After managing to set up OE-QuoteFix on his new PC, Ed reads a message
from Chris Isaac said:
Ed - Thanks for the reply. I have tried to make the
backgrounds transparent in Photoshop. I have only been
successful in getting it to save the transparent
background as a GIF file which doesn't have the resolution
I need.
GIF files do have as much resolution as other image filetypes - it is just
the colour depth that they lack
.bmp, .tif, .jpg, .eps files all come through with
the white background even though in Photoshop it looks
like the transparent background is preserved.
Transparency colour can never be preserved in .bmp and .jpg formats - I'm
not sure about TIFF
EPS does preserve transparency colour - however, what you see on the screen
is the low-resolution preview image, which does not have the transparency.
The transparency may or may not print, depending mainly on your printer
driver.
I have the
Picture Toolbar shown in Publisher but I have no button
for "Set Transparent Color".
In my copy of Publisher 2002, I see "Set transparency color" between "Format
Picture" and "Reset Picture", towards the right end of the toolbar.
It may be that your toolbar has been docked and so some icons are being
hidden. To discover whether this is the case, drag the toolbar into the
publication area to float it, or click the chevron at the end of the
toolbar.
I have been using Publisher
since Publisher 97 came out and I know that I have used
this feature in the past to just click on the white area
of the picture and set it to be the transparent color.
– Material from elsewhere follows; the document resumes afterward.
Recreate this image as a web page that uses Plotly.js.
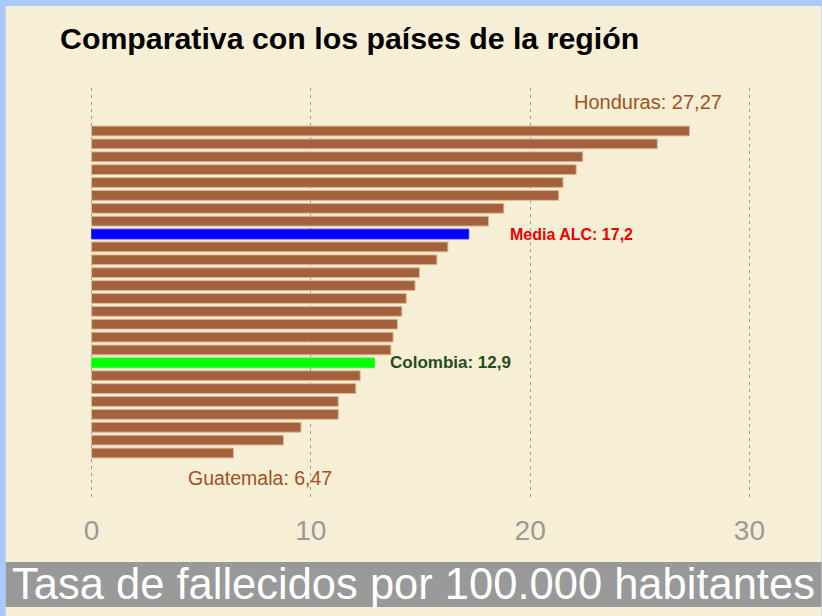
<!DOCTYPE html>
<html>
<head>
<meta charset="utf-8">
<script src="https://cdn.plot.ly/plotly-3.0.1.min.js"></script>
<style>
  html, body { margin: 0; padding: 0; background: #A9C9FF; }
  #chart { width: 822px; height: 616px; }
</style>
</head>
<body>
<div id="chart"></div>
<script>
// ---- Data (top to bottom) ----
const countries = ["Honduras", "", "", "", "", "", "", "", "Media ALC", "", "", "", "", "", "", "", "", "", "Colombia", "", "", "", "", "", "", "Guatemala"];
const rates = [27.27, 25.8, 22.4, 22.1, 21.5, 21.3, 18.8, 18.1, 17.2, 16.25, 15.75, 14.95, 14.75, 14.35, 14.15, 13.95, 13.75, 13.65, 12.9, 12.25, 12.05, 11.25, 11.25, 9.55, 8.75, 6.47];
const xTicks = [0, 10, 20, 30];
const titleText = "Comparativa con los países de la región";
const axisCaption = "Tasa de fallecidos por 100.000 habitantes";
const labelHonduras = "Honduras: 27,27";
const labelMedia = "Media ALC: 17,2";
const labelColombia = "Colombia: 12,9";
const labelGuatemala = "Guatemala: 6,47";

// ---- Layout helpers ----
const W = 822, H = 616;
const M = { l: 85.4, r: 65.5, t: 88, b: 116, pad: 0 };
const px = x => (x - M.l) / (W - M.l - M.r);
const py = y => (H - M.b - y) / (H - M.t - M.b);

const ranks = rates.map((_, i) => i + 1);
const colors = countries.map(c => c === "Media ALC" ? "#0000FF" : (c === "Colombia" ? "#00FF00" : "#A3613C"));
const lineColors = countries.map(c => c === "Media ALC" ? "#2a2aff" : (c === "Colombia" ? "#33ff33" : "#DDB896"));

const trace = {
  type: "bar",
  orientation: "h",
  x: rates,
  y: ranks,
  width: 0.76,
  marker: { color: colors, line: { color: lineColors, width: 1 } },
  hoverinfo: "skip"
};

const layout = {
  width: W, height: H,
  margin: M,
  paper_bgcolor: "#A9C9FF",
  plot_bgcolor: "rgba(0,0,0,0)",
  showlegend: false,
  hovermode: false,
  font: { family: "Liberation Sans, Arial, sans-serif" },
  xaxis: {
    range: [-0.3, 30.3],
    tickvals: xTicks,
    ticktext: xTicks.map(String),
    showgrid: true,
    gridcolor: "#9a9a9a",
    griddash: "3px,4px",
    gridwidth: 1,
    zeroline: false,
    showline: false,
    ticks: "outside",
    ticklen: 5,
    tickcolor: "rgba(0,0,0,0)",
    tickfont: { family: "Liberation Sans Narrow, Arial Narrow, sans-serif", size: 28, color: "#9a9a9a" },
    fixedrange: true
  },
  yaxis: {
    range: [29.65, -2.34],
    showgrid: false,
    zeroline: false,
    showticklabels: false,
    ticks: "",
    fixedrange: true
  },
  shapes: [
    { type: "rect", xref: "paper", yref: "paper", layer: "below",
      x0: px(6), x1: px(822), y0: py(616), y1: py(6),
      fillcolor: "#F6EED5", line: { width: 0 } },
    { type: "rect", xref: "paper", yref: "paper", layer: "above",
      x0: px(6), x1: px(822), y0: py(607), y1: py(562),
      fillcolor: "#999999", line: { width: 0 } }
  ],
  annotations: [
    { xref: "paper", yref: "paper", x: px(58), y: py(38), xanchor: "left", yanchor: "middle",
      text: "<b>" + titleText + "</b>", showarrow: false,
      font: { family: "Liberation Sans, Arial, sans-serif", size: 30.3, color: "#000000" } },
    { xref: "paper", yref: "paper", x: px(414), y: py(584), xanchor: "center", yanchor: "middle",
      text: axisCaption, showarrow: false,
      font: { family: "Liberation Sans, Arial, sans-serif", size: 43.5, color: "#ffffff" } },
    { xref: "x", yref: "y", x: 21.9, y: -1.25, xanchor: "left", yanchor: "middle",
      text: labelHonduras, showarrow: false,
      font: { family: "Liberation Sans, Arial, sans-serif", size: 20, color: "#A0521D" } },
    { xref: "x", yref: "y", x: 18.97, y: 9, xanchor: "left", yanchor: "middle",
      text: "<b>" + labelMedia + "</b>", showarrow: false,
      font: { family: "Liberation Sans, Arial, sans-serif", size: 16, color: "#EE0000" } },
    { xref: "x", yref: "y", x: 13.5, y: 19, xanchor: "left", yanchor: "middle",
      text: "<b>" + labelColombia + "</b>", showarrow: false,
      font: { family: "Liberation Sans, Arial, sans-serif", size: 17, color: "#1E4D1E" } },
    { xref: "x", yref: "y", x: 4.29, y: 27.94, xanchor: "left", yanchor: "middle",
      text: labelGuatemala, showarrow: false,
      font: { family: "Liberation Sans, Arial, sans-serif", size: 19.5, color: "#A0521D" } }
  ]
};

Plotly.newPlot("chart", [trace], layout, { staticPlot: true, displayModeBar: false });
</script>
</body>
</html>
I never discovered this functionality prior to Publisher 2002. How sad that
I missed out on years of transparent images.
It seems crazy to me that
Publisher wouldn't see this as an "everyday" need and
incorporate it into the application. Do you ever need to
do this?
I normally find the need to use semitransparency - such as gradients going
from transparent to a solid/semitransparent colour. This is even worse in
Publisher 2002, as the default shape tools support it, but it does not print
properly - it prints everything at 100% opacity, unless you have a very
specific printer driver (these are not that common - at the moment it is
only some drivers from some models of Canon printer installed on some PCs)
And if so, how do you achieve the end result of
no white box around the image?
When I need simple transparency, I normally use a transparent GIF, or a WMF.